Convivir con un novio platónico, las reincidentes visitas de amigos al hogar y un perro con la efusividad y lengua dignas de Oddie, parecían ser suficiente para una gata naturalmente ermitaña hasta que su destino dio un giro inesperado: Wadroo y Ale serían papás y toda la comunidad festejaría, sin embargo para ella la noticia vendría teñida de los grises colores del exilio.
Mofeta es una gata cuya legendaria timidez roza niveles analísticos -eso es decir bastante- que, pensando en su integridad físico- espiritual, fue encomendada a mis cuidados y cariños por sus previos dueños y futuros papás. La ecuación era simple: perro que le caía gordo, gato-novio de cuyo idilio quedaban frías cenizas, la casa llena de gente todo el tiempo y encima un bebé serían la condena sin retorno a una vida sumida en el aislamiento. Así, luego de despedidas y los mil y un consejos para satisfacer todas sus mañas y antojos, la gata persa puro pelo aterrizó en mi casa una noche de niebla. Y fue en un jueves, día que cósmicamente parece estar ligado a comienzos y finales en mi vida. Nací un jueves, me recibí un jueves, adopté una mascota un jueves. Los viernes me enamoro pero los jueves nunca miro atrás.

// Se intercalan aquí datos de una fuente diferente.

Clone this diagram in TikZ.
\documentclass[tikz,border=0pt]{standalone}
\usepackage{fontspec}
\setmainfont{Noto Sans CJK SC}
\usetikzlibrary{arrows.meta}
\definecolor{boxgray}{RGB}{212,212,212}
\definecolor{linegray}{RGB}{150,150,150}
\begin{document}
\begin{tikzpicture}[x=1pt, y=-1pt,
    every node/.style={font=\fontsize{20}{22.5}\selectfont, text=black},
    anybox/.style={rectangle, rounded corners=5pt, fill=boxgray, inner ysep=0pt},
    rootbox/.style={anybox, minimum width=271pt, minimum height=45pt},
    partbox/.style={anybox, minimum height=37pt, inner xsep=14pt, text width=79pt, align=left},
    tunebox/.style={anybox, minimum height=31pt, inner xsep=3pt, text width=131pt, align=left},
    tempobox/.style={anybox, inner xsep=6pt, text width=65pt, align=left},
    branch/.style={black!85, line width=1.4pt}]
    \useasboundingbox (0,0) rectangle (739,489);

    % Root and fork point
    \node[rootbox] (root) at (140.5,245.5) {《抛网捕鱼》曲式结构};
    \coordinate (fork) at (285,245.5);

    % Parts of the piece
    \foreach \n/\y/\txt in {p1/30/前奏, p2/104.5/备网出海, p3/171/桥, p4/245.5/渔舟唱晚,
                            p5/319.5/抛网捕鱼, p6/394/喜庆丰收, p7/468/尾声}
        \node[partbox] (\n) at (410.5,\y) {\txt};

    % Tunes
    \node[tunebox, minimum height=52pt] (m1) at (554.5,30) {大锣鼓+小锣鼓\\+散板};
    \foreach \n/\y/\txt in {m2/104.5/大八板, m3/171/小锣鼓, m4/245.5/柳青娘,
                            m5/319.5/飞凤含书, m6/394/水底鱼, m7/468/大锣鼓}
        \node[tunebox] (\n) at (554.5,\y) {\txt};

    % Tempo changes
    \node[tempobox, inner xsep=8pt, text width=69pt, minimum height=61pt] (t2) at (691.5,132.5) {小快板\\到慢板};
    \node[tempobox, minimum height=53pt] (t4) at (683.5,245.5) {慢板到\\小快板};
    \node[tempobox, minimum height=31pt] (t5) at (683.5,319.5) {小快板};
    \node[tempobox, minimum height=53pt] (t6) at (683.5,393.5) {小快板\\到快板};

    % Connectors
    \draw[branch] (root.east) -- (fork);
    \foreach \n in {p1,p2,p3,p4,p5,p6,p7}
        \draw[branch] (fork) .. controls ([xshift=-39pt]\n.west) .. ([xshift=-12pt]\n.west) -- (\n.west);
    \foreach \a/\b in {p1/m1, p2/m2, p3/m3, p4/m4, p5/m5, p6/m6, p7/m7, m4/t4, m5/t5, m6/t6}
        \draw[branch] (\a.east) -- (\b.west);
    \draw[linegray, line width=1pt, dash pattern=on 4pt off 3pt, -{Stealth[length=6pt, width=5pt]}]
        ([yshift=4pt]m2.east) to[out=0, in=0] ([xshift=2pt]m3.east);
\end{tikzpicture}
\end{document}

Apenas llegó fue a esconderse, como rezaban los pronósticos. Primero atrás del sillón, luego atrás del escritorio, después abajo de la cama, ahí donde no llega la escoba pero sí su fino pelaje. Me hizo enojar y recordar viejas armonías. Sal de ahí Mofeta Mofeta, sal de ahí de ese lugar. La saqué de prepo, se agarró con las uñas al piso, quiso llorar mientras yo la limpiaba. Barrí por todos lados y me fui a dormir, ya era tarde. Escondida ella, durmiendo yo, pasamos la primera noche. A la mañana aún no había comido, ni reconocido las piedritas, ni hecho pis, acaso se habría movido.

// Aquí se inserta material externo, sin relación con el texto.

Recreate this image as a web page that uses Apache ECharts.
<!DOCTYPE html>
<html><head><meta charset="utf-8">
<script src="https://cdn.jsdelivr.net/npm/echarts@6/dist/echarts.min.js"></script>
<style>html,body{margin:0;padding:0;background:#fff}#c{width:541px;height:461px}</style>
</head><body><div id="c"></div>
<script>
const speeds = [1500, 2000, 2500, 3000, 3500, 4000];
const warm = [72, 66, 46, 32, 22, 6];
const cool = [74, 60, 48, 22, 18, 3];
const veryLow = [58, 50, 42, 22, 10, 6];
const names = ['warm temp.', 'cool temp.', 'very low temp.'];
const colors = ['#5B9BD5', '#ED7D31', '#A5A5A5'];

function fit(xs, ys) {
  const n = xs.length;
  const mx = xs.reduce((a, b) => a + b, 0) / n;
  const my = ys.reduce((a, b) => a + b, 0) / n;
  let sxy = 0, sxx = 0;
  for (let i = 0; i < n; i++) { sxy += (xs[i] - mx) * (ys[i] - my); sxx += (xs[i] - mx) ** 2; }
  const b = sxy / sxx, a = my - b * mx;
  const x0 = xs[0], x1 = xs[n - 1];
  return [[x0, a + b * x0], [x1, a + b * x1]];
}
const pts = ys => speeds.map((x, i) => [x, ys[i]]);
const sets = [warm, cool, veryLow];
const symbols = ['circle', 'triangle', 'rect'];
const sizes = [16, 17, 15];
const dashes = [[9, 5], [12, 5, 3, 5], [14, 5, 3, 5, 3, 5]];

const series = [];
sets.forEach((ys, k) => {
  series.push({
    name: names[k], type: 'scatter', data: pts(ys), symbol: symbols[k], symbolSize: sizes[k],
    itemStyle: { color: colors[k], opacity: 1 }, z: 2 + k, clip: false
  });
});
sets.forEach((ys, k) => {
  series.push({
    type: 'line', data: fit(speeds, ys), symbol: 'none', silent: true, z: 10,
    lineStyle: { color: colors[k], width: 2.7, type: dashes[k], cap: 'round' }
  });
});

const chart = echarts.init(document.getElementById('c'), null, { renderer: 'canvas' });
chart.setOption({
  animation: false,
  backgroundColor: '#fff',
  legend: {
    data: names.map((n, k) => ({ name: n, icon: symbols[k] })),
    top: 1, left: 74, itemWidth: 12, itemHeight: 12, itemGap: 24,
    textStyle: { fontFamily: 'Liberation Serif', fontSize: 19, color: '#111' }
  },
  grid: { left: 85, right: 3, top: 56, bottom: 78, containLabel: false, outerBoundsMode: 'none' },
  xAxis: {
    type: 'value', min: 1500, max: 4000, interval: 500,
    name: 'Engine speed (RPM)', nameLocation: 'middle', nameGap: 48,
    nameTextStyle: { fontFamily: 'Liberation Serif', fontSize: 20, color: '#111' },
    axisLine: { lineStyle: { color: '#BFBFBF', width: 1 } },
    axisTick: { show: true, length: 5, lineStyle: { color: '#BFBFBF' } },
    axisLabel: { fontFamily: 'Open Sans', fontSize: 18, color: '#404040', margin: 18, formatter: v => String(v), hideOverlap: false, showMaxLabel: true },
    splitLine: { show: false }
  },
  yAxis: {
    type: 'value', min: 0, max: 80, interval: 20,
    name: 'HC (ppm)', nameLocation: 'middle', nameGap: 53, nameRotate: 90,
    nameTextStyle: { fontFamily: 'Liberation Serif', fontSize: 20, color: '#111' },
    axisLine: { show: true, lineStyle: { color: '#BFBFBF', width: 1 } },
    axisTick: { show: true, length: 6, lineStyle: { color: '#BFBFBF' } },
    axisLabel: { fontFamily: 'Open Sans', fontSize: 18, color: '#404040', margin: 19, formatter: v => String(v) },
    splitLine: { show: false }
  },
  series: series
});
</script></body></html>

Caímos en que su futura estadía en casa sería soledad otra vez durante el día, ignorancia absoluta de Atún y Okupa hasta cuando se pueda, visitas nuestras a cada rato -ventajas de trabajar a un piso de casa- y juegos, su preferido obvio: las escondidas. Cuando la encontré en la escapada a verla de media mañana pude agarrar su panza y salió ella sola del refugio ronroneando como loca y pidiendo mimos. A la tarde lo mismo con una diferencia: tenía olor a pis ella pero no la casa. La exacta locación del pis es un misterio, los intentos por meterla de cabeza a reconocer las piedritas aún se me hacen vanos.
La noche de hoy trae posibilidad de precipitaciones en la bañera para sacarle el olor a pis y la vocación de plumero. Aún temo que siga sin acostumbrarse y deba ser devuelta a su hábitat de origen, ese que tal vez no le gustaba pero era suyo. La Mofeta se escapa, la Mofeta está triste, qué tendrá la Mofeta. Al escribir esto pienso dónde estará escondida ahora y todavía me pregunto cuál será el secreto para ganar tal escurridizo corazón.
*referencia a Dolina, Alejandro - 1998. Y convengamos que Laura es un nombre aún más feo que Mofeta.